TEL AVIV: Colorfully-dressed drag queens and bare-chested muscular men on floats partied alongside thousands of others from the LGBT community at Tel Aviv's annual gay pride parade on Friday, the largest event of its kind in the Middle East.
Israeli media reported that 200,000 people joined the festivities.
"The sun is out and everybody is partying and having fun, the atmosphere is great," said Christian Tummann, a German tourist celebrating with his husband.
"I feel so happy, so happy, that I can go to the Middle East and still be proud, it's very nice," said Swedish tourist Dona Ulzen.
Parts of the bustling city shut for traffic and loud music blasted along the parade's route, which was crowded with people dancing and waving balloons and rainbow flags.
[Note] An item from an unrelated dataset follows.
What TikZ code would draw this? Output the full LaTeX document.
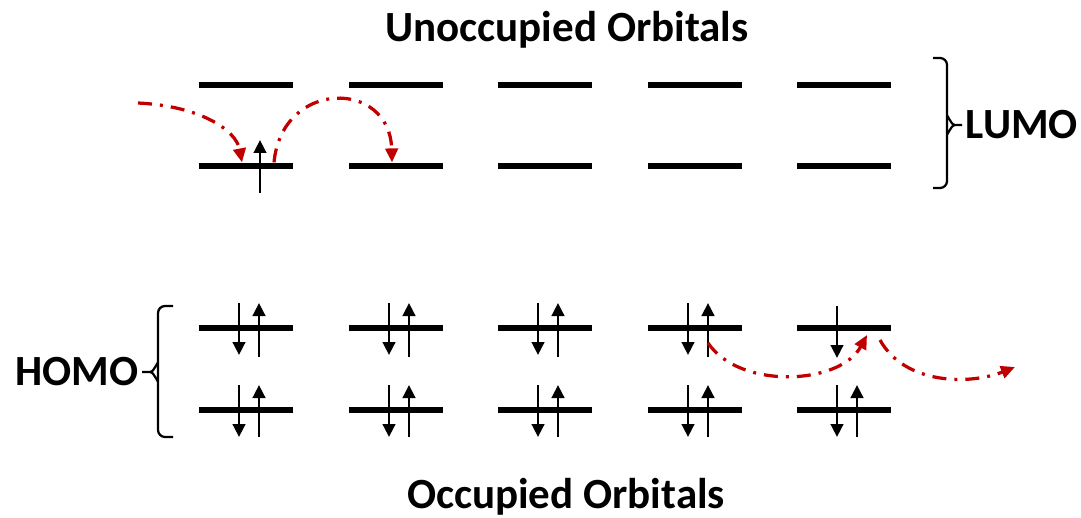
\documentclass[tikz,border=0pt]{standalone}
\usepackage{fontspec}
\setmainfont{Carlito}
\usepackage{tikz}
\usetikzlibrary{arrows.meta,positioning,calc}
\definecolor{hopred}{RGB}{192,0,0}
\tikzset{
    level/.style={rectangle, fill=black, inner sep=0pt, minimum width=1.88cm, minimum height=0.13cm},
    spin/.style={-{Triangle[length=0.26cm, width=0.25cm]}, line width=0.055cm},
    hop/.style={-{Triangle[length=0.28cm, width=0.25cm]}, line width=0.065cm, hopred,
        dash pattern=on 0.28cm off 0.16cm on 0.06cm off 0.16cm},
    brace/.style={line width=0.045cm, rounded corners=0.14cm},
    title/.style={font=\fontsize{24.5}{29}\selectfont\bfseries, inner sep=0pt}
}

\begin{document}
\begin{tikzpicture}[x=0.02cm, y=-0.02cm]
    \useasboundingbox (0,0) rectangle (1081,517);
    % titles
    \node[title] (unocc) at (567,30) {Unoccupied Orbitals};
    \node[title] (occ) at (566,497) {Occupied Orbitals};

    % orbital levels
    \foreach \i/\x in {1/246,2/396,3/545,4/695,5/844} {
        \node[level] (lu\i) at (\x,85) {};
        \node[level] (ll\i) at (\x,166) {};
        \node[level] (hu\i) at (\x,328) {};
        \node[level] (hl\i) at (\x,410) {};
    }

    % electrons
    \foreach \i in {1,...,4} {
        \draw[spin] ($(hu\i)+(-7,-25)$) -- ($(hu\i)+(-7,27)$);
        \draw[spin] ($(hu\i)+(13,29)$) -- ($(hu\i)+(13,-25)$);
    }
    \draw[spin] ($(hu5)+(-7,-22)$) -- ($(hu5)+(-7,30)$);
    \foreach \i in {1,...,5} {
        \draw[spin] ($(hl\i)+(-7,-25)$) -- ($(hl\i)+(-7,27)$);
        \draw[spin] ($(hl\i)+(13,27)$) -- ($(hl\i)+(13,-25)$);
    }
    \draw[spin] ($(ll1)+(14,27)$) -- ($(ll1)+(14,-26)$);

    % brackets
    \coordinate (lumotip) at (962,125);
    \coordinate (homotip) at (142,372);
    \draw[brace] (933,58) -- (947,58) -- (947,188) -- (933,188);
    \draw[line width=0.045cm] (947,117) to[out=90,in=180] ++(8,8) -- (lumotip);
    \draw[line width=0.045cm] (947,133) to[out=-90,in=180] ++(8,-8);
    \draw[brace] (173,306) -- (158,306) -- (158,437) -- (173,437);
    \draw[line width=0.045cm] (158,364) to[out=90,in=0] ++(-8,8) -- (homotip);
    \draw[line width=0.045cm] (158,380) to[out=-90,in=0] ++(-8,-8);
    \node[title, right=2pt of lumotip] (lumo) {LUMO};
    \node[title, left=2pt of homotip] (homo) {HOMO};

    % hopping paths
    \coordinate (hopin) at (138,103);
    \coordinate (hopout) at (1015,367);
    \draw[hop] (hopin) .. controls (200,106) and (236,130) .. ($(ll1.north)+(-4,0)$);
    \draw[hop] ($(ll1.north)+(28,0)$) .. controls (282,79) and (390,79) .. ($(ll2.north)+(-4,0)$);
    \draw[hop] ($(hu4)+(13,15)$) .. controls (740,390) and (840,385) .. ($(hu5)+(23,7)$);
    \draw[hop] ($(hu5)+(36,12)$) .. controls (905,385) and (970,385) .. (hopout);
\end{tikzpicture}
\end{document}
Israel is widely tolerant of gay people, and Tel Aviv has emerged as one of the world's most gay-friendly travel destinations. The city stands in sharp contrast to much of the region, where people are persecuted and may even be killed because of their sexuality.
Jerusalem, known for its rich religious history, holds a modest pride parade each year.
The majority of Jerusalem's residents are observant Jews, Muslims or Christians, conservative communities whose members mostly frown on homosexuality. But violent attacks on gay people are rare.
A radical ultra-Orthodox Jew stabbed a teenage girl to death at Jerusalem's parade in 2015. The attack was widely condemned and the killer was convicted for murder.